Imagining myself waiting to hitch a ride carrying a large camera bag, all in walking distance to the nuclear facility at Natanz, I now challenge the wisdom of Reza’s suggestion.

It’s another 20 kilometers to Abyaneh. The road winds uphill to an elevation of almost 2400 meters. The weather is pleasantly cool up here. Mohammad drops me off at the edge of town. Unexpectedly he hands me a small bag of dates and a can of date-flavored
milk before sending me on my way.

Walking down the village’s steep, twisting lanes of mud and stone I eventually reach the bottom of the valley and cross over the fields to the slopes on the other side. Climbing them offers a spectacular view back over Abyaneh and the entire valley!


On my way back I come across an elderly woman taking rest sitting on a large stone. Two large bundles of grass are next to her. The woman waves and gestures me to help carrying her load. I pick up the surprisingly heavy bundles and, following
the old woman, carry them up the slippery and steep trail to a storage room in the upper part of the village.
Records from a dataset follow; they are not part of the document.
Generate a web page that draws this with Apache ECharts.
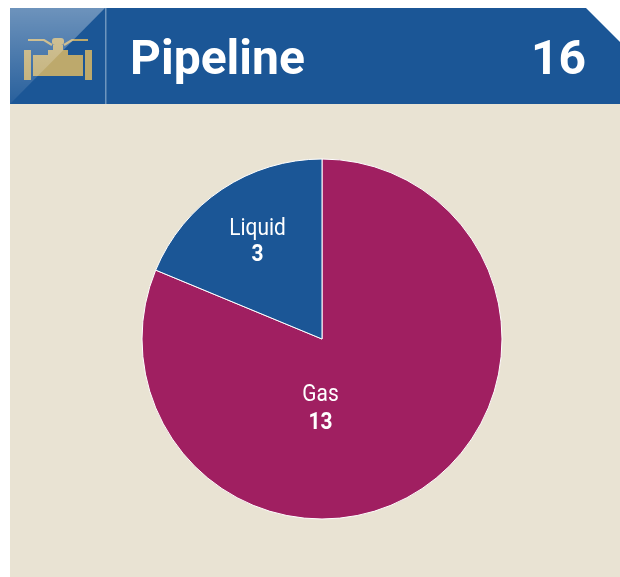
<!DOCTYPE html>
<html><head><meta charset="utf-8">
<style>html,body{margin:0;padding:0;background:#fff}#c{width:620px;height:577px}</style>
<script src="https://cdn.jsdelivr.net/npm/echarts@6/dist/echarts.min.js"></script>
</head><body><div id="c"></div>
<script>
const categories = ['Gas', 'Liquid'];
const values = [13, 3];
const sliceColors = ['#A01F61', '#1B5696'];
const headerTitle = 'Pipeline';
const headerTotal = '16';
const labelSpots = [[320.5, 395, 422.5], [257.5, 229, 255]];
const gold = '#BDA96C';

const sliceLabels = categories.flatMap((name, i) => [
  {type: 'text', z: 20, x: labelSpots[i][0], y: labelSpots[i][1], scaleX: 0.87,
   style: {text: name, fill: '#fff', font: '24px Roboto', textAlign: 'center', textVerticalAlign: 'middle'}},
  {type: 'text', z: 20, x: labelSpots[i][0], y: labelSpots[i][2], scaleX: 0.87,
   style: {text: String(values[i]), fill: '#fff', font: 'bold 24px Roboto', textAlign: 'center', textVerticalAlign: 'middle'}}
]);

const chart = echarts.init(document.getElementById('c'), null, {renderer: 'canvas'});
chart.setOption({
  animation: false,
  backgroundColor: '#ffffff',
  graphic: [
    {type: 'rect', z: -1, shape: {x: 10, y: 104, width: 610, height: 473}, style: {fill: '#E9E3D3'}},
    {type: 'polygon', z: 0, shape: {points: [[10,8],[586,8],[620,42],[620,104],[10,104]]}, style: {fill: '#1B5696'}},
    {type: 'rect', z: 1, shape: {x: 105, y: 8, width: 1.5, height: 96}, style: {fill: '#6E95BE'}},
    {type: 'rect', z: 2, shape: {x: 24, y: 50, width: 7, height: 30}, style: {fill: gold}},
    {type: 'rect', z: 2, shape: {x: 85, y: 50, width: 7, height: 30}, style: {fill: gold}},
    {type: 'rect', z: 2, shape: {x: 33, y: 55, width: 50, height: 21}, style: {fill: gold}},
    {type: 'rect', z: 2, shape: {x: 48, y: 50, width: 20, height: 5}, style: {fill: gold}},
    {type: 'rect', z: 2, shape: {x: 53, y: 45, width: 10, height: 5}, style: {fill: gold}},
    {type: 'rect', z: 2, shape: {x: 52, y: 38, width: 12, height: 7, r: 3}, style: {fill: gold}},
    {type: 'polyline', z: 2, shape: {points: [[28,40],[44,40],[52,45]]}, style: {stroke: gold, lineWidth: 2.2, fill: 'none'}},
    {type: 'polyline', z: 2, shape: {points: [[88,40],[72,40],[64,45]]}, style: {stroke: gold, lineWidth: 2.2, fill: 'none'}},
    {type: 'polygon', z: 3, shape: {points: [[10,8],[105,8],[10,104]]}, style: {
      fill: {type: 'linear', x: 0, y: 0, x2: 0, y2: 1, colorStops: [
        {offset: 0, color: 'rgba(255,255,255,0.36)'}, {offset: 1, color: 'rgba(255,255,255,0.06)'}]}}},
    {type: 'text', z: 4, style: {x: 130, y: 62, text: headerTitle, fill: '#fff', font: 'bold 48px Roboto', textVerticalAlign: 'middle'}},
    {type: 'text', z: 4, style: {x: 586, y: 62, text: headerTotal, fill: '#fff', font: 'bold 48px Roboto', textAlign: 'right', textVerticalAlign: 'middle'}},
    ...sliceLabels
  ],
  series: [{
    type: 'pie',
    center: [322, 339],
    radius: [0, 180],
    startAngle: 90,
    clockwise: true,
    silent: true,
    itemStyle: {borderColor: '#fff', borderWidth: 1},
    label: {show: false},
    labelLine: {show: false},
    data: categories.map((name, i) => ({name, value: values[i], itemStyle: {color: sliceColors[i]}}))
  }]
});
</script></body></html>
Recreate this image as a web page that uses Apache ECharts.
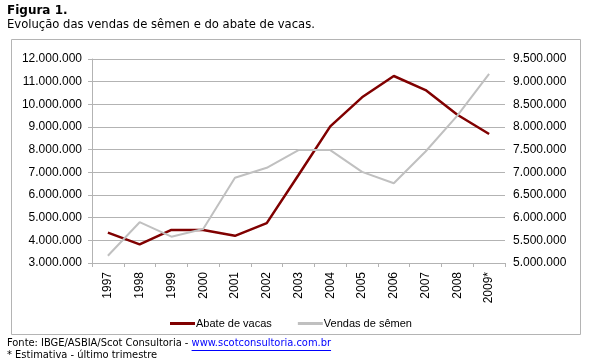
<!DOCTYPE html>
<html><head><meta charset="utf-8">
<script src="https://cdn.jsdelivr.net/npm/echarts@6/dist/echarts.min.js"></script>
<style>html,body{margin:0;padding:0;background:#fff}#c{width:590px;height:364px}</style>
</head><body><div id="c"></div>
<script>
// ---- data ----
const years = ['1997','1998','1999','2000','2001','2002','2003','2004','2005','2006','2007','2008','2009*'];
const abateVacas = [4340000, 3820000, 4460000, 4460000, 4200000, 4760000, 6880000, 9030000, 10310000, 11250000, 10630000, 9540000, 8690000];
const vendasSemen = [5160000, 5900000, 5580000, 5750000, 6880000, 7100000, 7490000, 7490000, 7010000, 6760000, 7460000, 8250000, 9170000];
const leftAxisRange = [3000000, 12000000, 1000000];
const rightAxisRange = [5000000, 9500000, 500000];
const seriesNames = ['Abate de vacas', 'Vendas de sêmen'];
const titleText = 'Figura 1.';
const subtitleText = 'Evolução das vendas de sêmen e do abate de vacas.';
const sourceText = 'Fonte: IBGE/ASBIA/Scot Consultoria - ';
const sourceLink = 'www.scotconsultoria.com.br';
const noteText = '* Estimativa - último trimestre';

function fmt(v){ return String(v).replace(/\B(?=(\d{3})+(?!\d))/g, '.'); }
const footFont = '11px "DejaVu Sans Condensed", "DejaVu Sans"';
const cv = document.createElement('canvas').getContext('2d');
cv.font = footFont;
const srcW = cv.measureText(sourceText).width;
const linkW = cv.measureText(sourceLink).width;

const gridColor = '#b3b3b3';
const chart = echarts.init(document.getElementById('c'), null, {renderer:'canvas'});
chart.setOption({
  backgroundColor:'#fff',
  animation:false,
  grid:{left:92, right:85, top:59, bottom:101, containLabel:false},
  legend:{
    left:170, top:318, padding:0, icon:'rect', itemWidth:25, itemHeight:3, itemGap:26,
    textStyle:{fontFamily:'Liberation Sans', fontSize:11, color:'#000', padding:[0,0,0,-4]},
    data:seriesNames
  },
  xAxis:{
    type:'category', data:years, boundaryGap:true,
    axisLine:{show:true, lineStyle:{color:gridColor, width:1}},
    axisTick:{show:true, length:4, lineStyle:{color:gridColor}},
    axisLabel:{rotate:90, margin:9, interval:0, fontFamily:'Liberation Sans', fontSize:12, color:'#000'}
  },
  yAxis:[
    {type:'value', min:leftAxisRange[0], max:leftAxisRange[1], interval:leftAxisRange[2], position:'left',
     axisLine:{show:true, lineStyle:{color:gridColor}},
     axisTick:{show:true, length:4, lineStyle:{color:gridColor}},
     splitLine:{show:true, lineStyle:{color:gridColor, width:1}},
     axisLabel:{margin:10, fontFamily:'Liberation Sans', fontSize:12, color:'#000', formatter:fmt}},
    {type:'value', min:rightAxisRange[0], max:rightAxisRange[1], interval:rightAxisRange[2], position:'right',
     axisLine:{show:false},
     axisTick:{show:false},
     splitLine:{show:false},
     axisLabel:{margin:8, fontFamily:'Liberation Sans', fontSize:12, color:'#000', formatter:fmt}}
  ],
  series:[
    {name:seriesNames[0], type:'line', yAxisIndex:0, data:abateVacas, symbol:'none',
     lineStyle:{color:'#800000', width:2.5}, itemStyle:{color:'#800000'}},
    {name:seriesNames[1], type:'line', yAxisIndex:1, data:vendasSemen, symbol:'none',
     lineStyle:{color:'#c0c0c0', width:2}, itemStyle:{color:'#c0c0c0'}}
  ],
  graphic:[
    {type:'rect', shape:{x:11.5, y:39.5, width:569, height:295}, style:{fill:'none', stroke:'#b4b4b4', lineWidth:1}, z:-1},
    {type:'text', left:7, top:5, style:{text:titleText, font:'bold 12px "DejaVu Sans"', fill:'#000'}},
    {type:'text', left:7, top:19, style:{text:subtitleText, font:'11.6px "DejaVu Sans"', fill:'#000'}},
    {type:'text', left:7, top:338, style:{text:sourceText, font:footFont, fill:'#000'}},
    {type:'text', left:7+srcW, top:338, style:{text:sourceLink, font:footFont, fill:'#0000ff'}},
    {type:'line', shape:{x1:7+srcW, y1:350.5, x2:7+srcW+linkW, y2:350.5}, style:{stroke:'#0000ff', lineWidth:1}},
    {type:'text', left:7, top:350, style:{text:noteText, font:footFont, fill:'#000'}}
  ]
});
</script></body></html>
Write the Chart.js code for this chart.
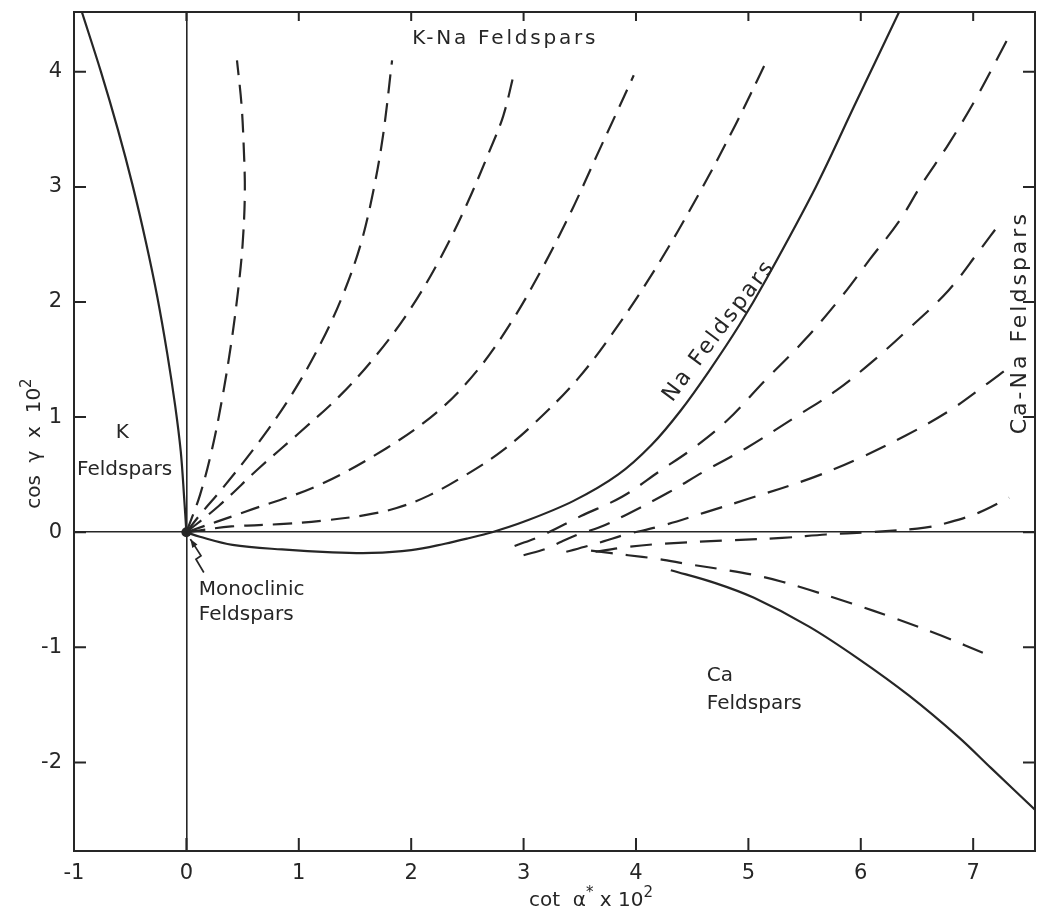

Putting the bundles down it takes me a minute to catch my breath. Thinking it would be nice to take the woman’s picture I smile
at her while suggestively pointing at my camera. She frowns, raises her hand, and starts rubbing her fingers together. “Money!”

A friend later tells me he’s heard that many of this conservative mountain village’s old women are actually the mothers of Tehran-based high-rollers who like to take advantage of the village’s remote location for having wild parties
with booze in no short supply. Whether or not this is true I don’t know.


Returning to the car Mohammad greets me enthusiastically. His white shirt is covered with dark red stains from top to bottom. On first sight it looks as if he was the victim of a brutal mugging. In his hands Mohammad carries dozens of large
juicy blackberries. He offers me to eat them. They are sweet and delicious.

In the early afternoon we return to Kashan. I pay Mohammad the agreed fare of $30. He blows me a kiss for goodbye.

Later this evening Mohammad sends a text: “It’s a nice feeling when u know that some1 misses U, some1 needs U but it feels much better when u know that som1 never ever forgets u that’s ME”

Stickman's thoughts:

Absolutely wonderful. A trip report par excellence…and I can't wait to read the next 4 parts!